Я неоднократно пытался обжаловать приговор, но никаких ответов не получал. Однако, и сейчас, в твердой уверенности в том, что все-таки есть правда, в полном доверии к Вам, т. Руденко, я прошу все эти по существу две жалобы и обе их удовлетворить, отменив оба приговора как несправедливые, вызванные злой волей. Вовсе невинный человек, я пробыл в заключении на Дальнем Севере 17 лет» [48]48
  РГАЛИ. Ф. 2596. Оп. 3. Д. 368. Л. 30-34.


[Закрыть]
.

Этот текст «жалобы» никуда не ушел, Шаламов его переписал, убрав всю вторую часть и сжав первую. Но маленький комментарий здесь все же необходим – не по отношению к частным фактам, подробности которых нам известны из предыдущих глав, а по отношению к тем страшным и грозным обобщениям, которые касались Колымы. Приводимые Шаламовым цифры погибших на Колыме только в 1938 году, как и сравнение их с цифрами убитых в Англии во Вторую мировую войну, принадлежат к той области закономерной психологической гиперболизации, которая была свойственна всем бывшим заключенным. На самом деле эти цифры были значительно ниже, и не вина Шаламова, что он их не знал и, в сущности, не мог знать – ни в 1955 году, ни 20 лет спустя. Никто бы не смог ему доказать, что смертей было меньше, если он видел их на каждом шагу. Откуда взялись эти цифры – особый вопрос, но в черновике-жалобе генеральному прокурору они звучат не натяжкой, не утверждением достоверного факта, а олицетворением тех представлений, которые сложились у всех заключенных Колымы. Эти представления он и желал довести до высшей власти, чтобы она содрогнулась от содеянного во времена Сталина (Берия тут, разумеется, упомянут ради проформы)…

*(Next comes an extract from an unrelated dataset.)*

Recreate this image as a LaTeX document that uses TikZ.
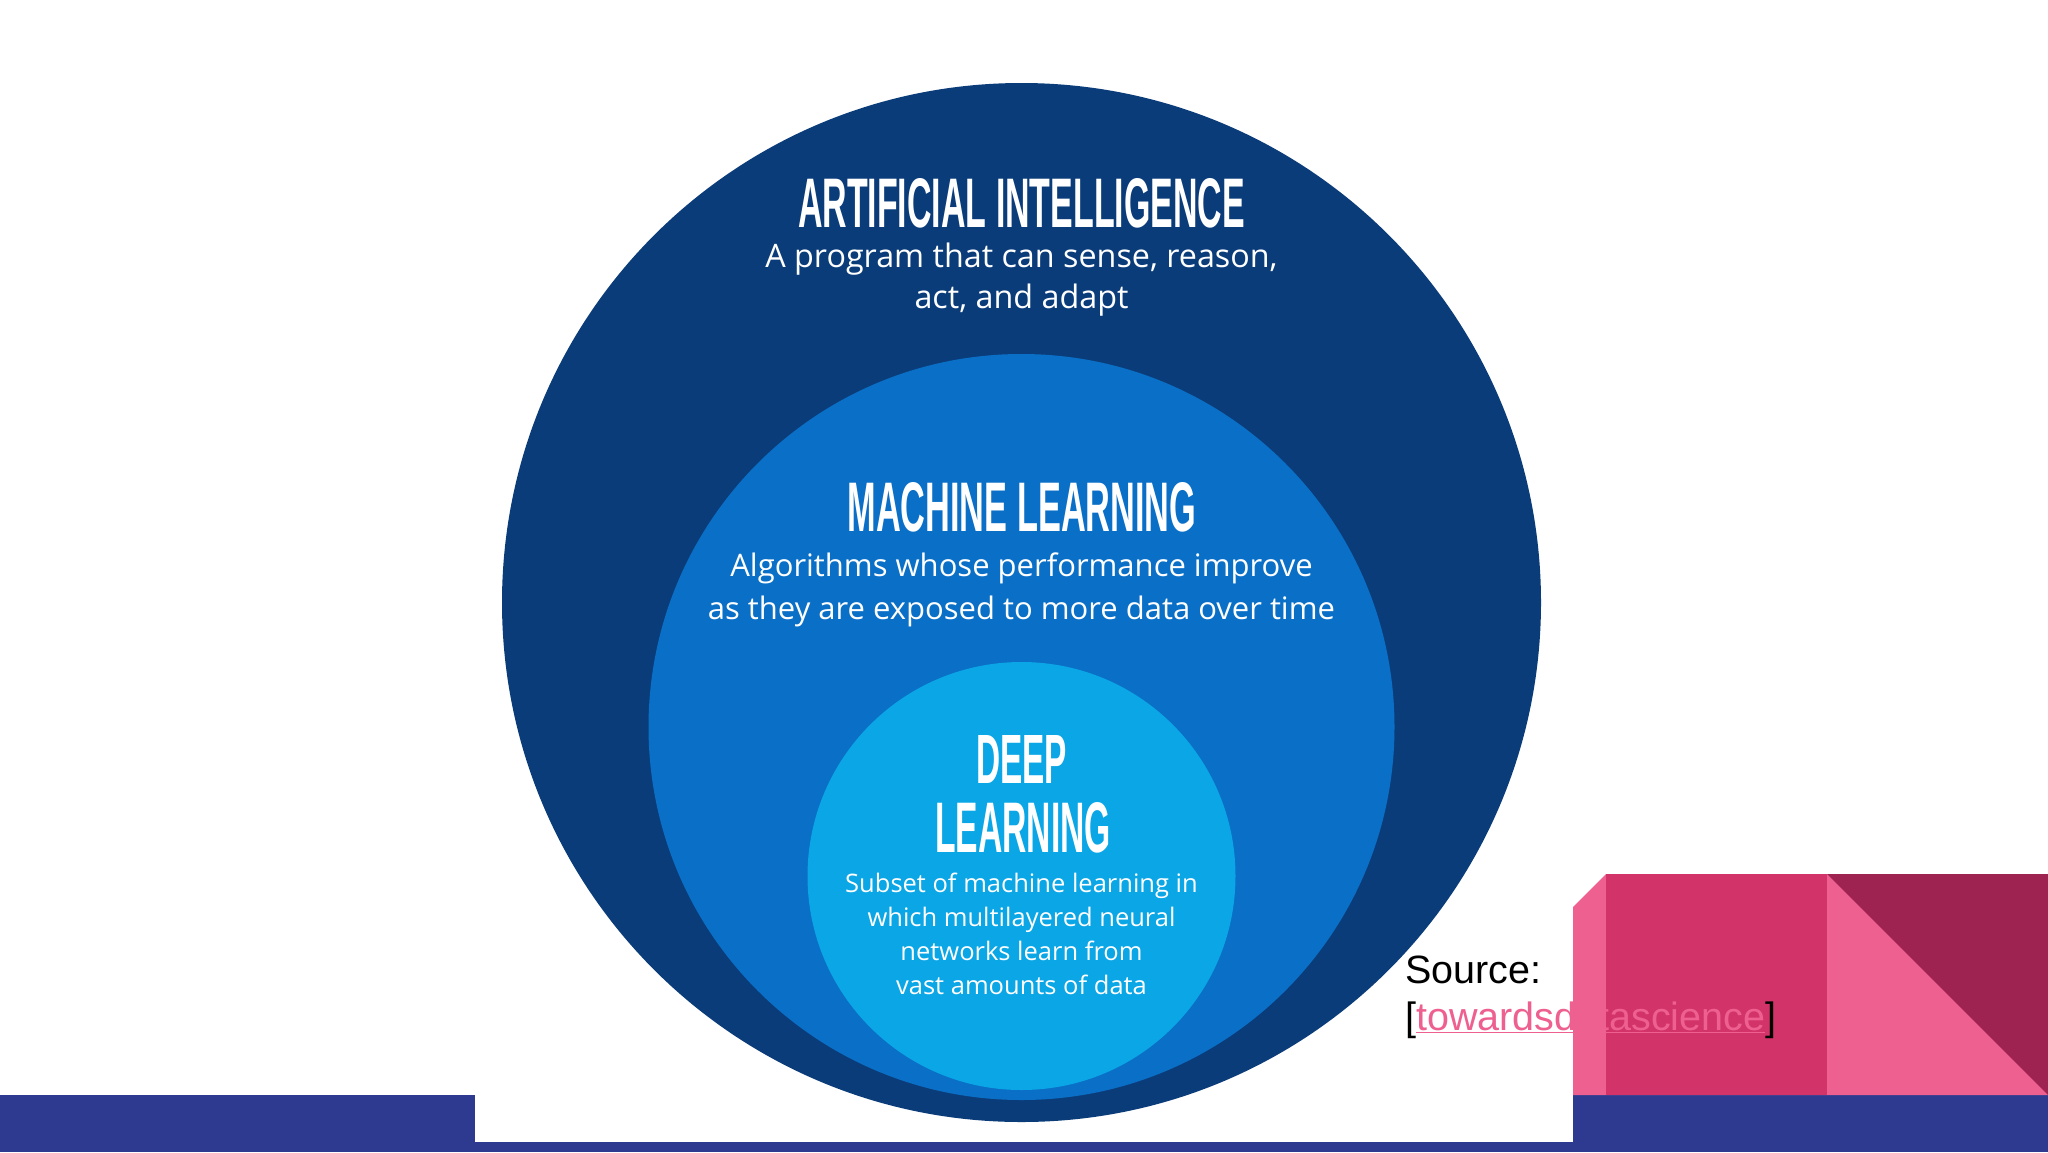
\documentclass[tikz,border=0pt]{standalone}
\usepackage{fontspec}
\usepackage{graphicx}
\setmainfont{Open Sans}
\newfontfamily\titlefont{Liberation Sans}
\newfontfamily\srcfont{Liberation Sans}

\definecolor{aiBlue}{HTML}{0B3C7A}
\definecolor{mlBlue}{HTML}{0A6FC6}
\definecolor{dlBlue}{HTML}{0AA6E6}
\definecolor{barBlue}{HTML}{2E3A8F}
\definecolor{pinkMain}{HTML}{D23368}
\definecolor{pinkLight}{HTML}{EE6090}
\definecolor{maroon}{HTML}{9E2350}

\newcommand\captitle[3]{\resizebox{#1pt}{#2pt}{\titlefont\bfseries #3}}

\tikzset{
  titletext/.style={text=white, inner sep=0pt, anchor=base},
  bodytext/.style={text=white, inner sep=0pt, align=center, anchor=base},
  srctext/.style={text=black, inner sep=0pt, align=left, anchor=base west,
    font=\srcfont\fontsize{39.5}{47}\selectfont},
}

\begin{document}
\begin{tikzpicture}[x=1pt,y=-1pt]

\useasboundingbox (0,0) rectangle (2048,1152);
\fill[white] (0,0) rectangle (2048,1152);

\fill[barBlue] (0,1095) rectangle (2048,1152);
\fill[white] (475,1095) rectangle (1573,1142);

\fill[aiBlue] (1021.5,602.5) circle (519.5);
\fill[mlBlue] (1021.5,727) circle (373);
\fill[dlBlue] (1021.5,876) circle (214);

\fill[pinkLight] (1573,907) -- (1606,874) -- (2048,874) -- (2048,1095) -- (1573,1095) -- cycle;
\fill[pinkMain] (1606,874) rectangle (1827,1095);
\fill[maroon] (1827,874) -- (2048,874) -- (2048,1095) -- cycle;

% base of a multi-line node sits on its last line
\node[titletext] at (1021.5,227) (aiTitle) {\captitle{447}{49}{ARTIFICIAL INTELLIGENCE}};
\node[bodytext, font=\fontsize{32.3}{41}\selectfont] at (1021.5,308) (aiText)
  {A program that can sense, reason,\\act, and adapt};

\node[titletext] at (1022,531) (mlTitle) {\captitle{349}{49}{MACHINE LEARNING}};
\node[bodytext, font=\fontsize{31}{43}\selectfont] at (1021.5,619) (mlText)
  {Algorithms whose performance improve\\as they are exposed to more data over time};

\node[titletext] at (1021.5,783) (dlTitleA) {\captitle{91}{48}{DEEP}};
\node[titletext] at (1023,852) (dlTitleB) {\captitle{176}{50}{LEARNING}};
\node[bodytext, font=\fontsize{25.5}{34}\selectfont] at (1021.5,994) (dlText)
  {Subset of machine learning in\\which multilayered neural\\networks learn from\\vast amounts of data};

\node[srctext] at (1405,1030) (source)
  {Source:\\{[}\textcolor{pinkLight}{\underline{towardsdatascience}}]};

\end{tikzpicture}
\end{document}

Остыв через день-два и перечитав свой черновик, он убрал все, как говорят юристы, «не относящееся к существу дела». В архиве сохранился короткий ответ из Генеральной прокуратуры на его заявление: «Ваша жалоба от 18 мая направлена для проверки и для разрешения по существу. 21 июля 1955 г.».

Он понимал, что ждать придется долго. И даже грянувший, как гром, – в феврале 1956 года – XX съезд КПСС с секретным докладом Н.С. Хрущева, который моментально стал известен всем, кому нужно, – бывшим заключенным, не прибавил ему надежд на быстрое решение его сугубо индивидуального вопроса. Но к исходу лета 1956 года, ничего не дождавшись, он начал беспокоиться и снова обратился в Генеральную прокуратуру к Руденко:

«Год и два месяца назад, 18 мая 1955 г., подана мной на Ваше имя жалоба с просьбой о реабилитации моей. До сих пор я не имею ответа по существу ее.

Я понимаю, что существует очередность и что год в конце концов срок небольшой. Но при моем здоровье и в моем возрасте время бежит по другим часам, и 14 месяцев (как я подал жалобу) – большое время.

Нельзя ли ускорить пересмотр моего дела, по которому я вовсе невинным человеком пробыл в колымских лагерях 17 лет.

Подпись. 18 июля 1956 г. ».

Все это время, находясь в Туркмене, он напряженно работал – писал стихи и рассказы. Но о неповоротливости судебной машины думать не переставал. Знал, что ее надо тормошить, подстегивать. Даже какая-то секретарша может что-то перепутать. А столоначальники могут просто задвинуть жалобу подальше, туда, где буква «Ш». В итоге его повторное усилие оказалось не напрасным – 16 августа он получил ответ из Генеральной прокуратуры: «Ваше дело направлено с протестом в Верховный суд СССР».

На самом деле машина при Хрущеве работала беспрестанно и почти без сбоев. Чудесный случай – именно 18 июля 1956 года, когда Шаламов послал свое второе заявление, Военная коллегия Верховного суда СССР рассматривала его заявление и вынесла свое определение № 4н-04762/56: «…Соглашаясь с протестом и не усматривая в действиях Шаламова состава преступления, Военная коллегия определила: приговор военного трибунала б/НКВД при «Дальстрое» от 23 июня 1943 г. и постановление Особого совещания НКВД СССР от 2 июня 1937 г. в отношении Шаламова Варлама Тихоновича отменить и оба дела о нем на основании ст. 4 п. 5 УПК РСФСР производством прекратить. Председательствующий Костромин, члены Конов, Фуфаев».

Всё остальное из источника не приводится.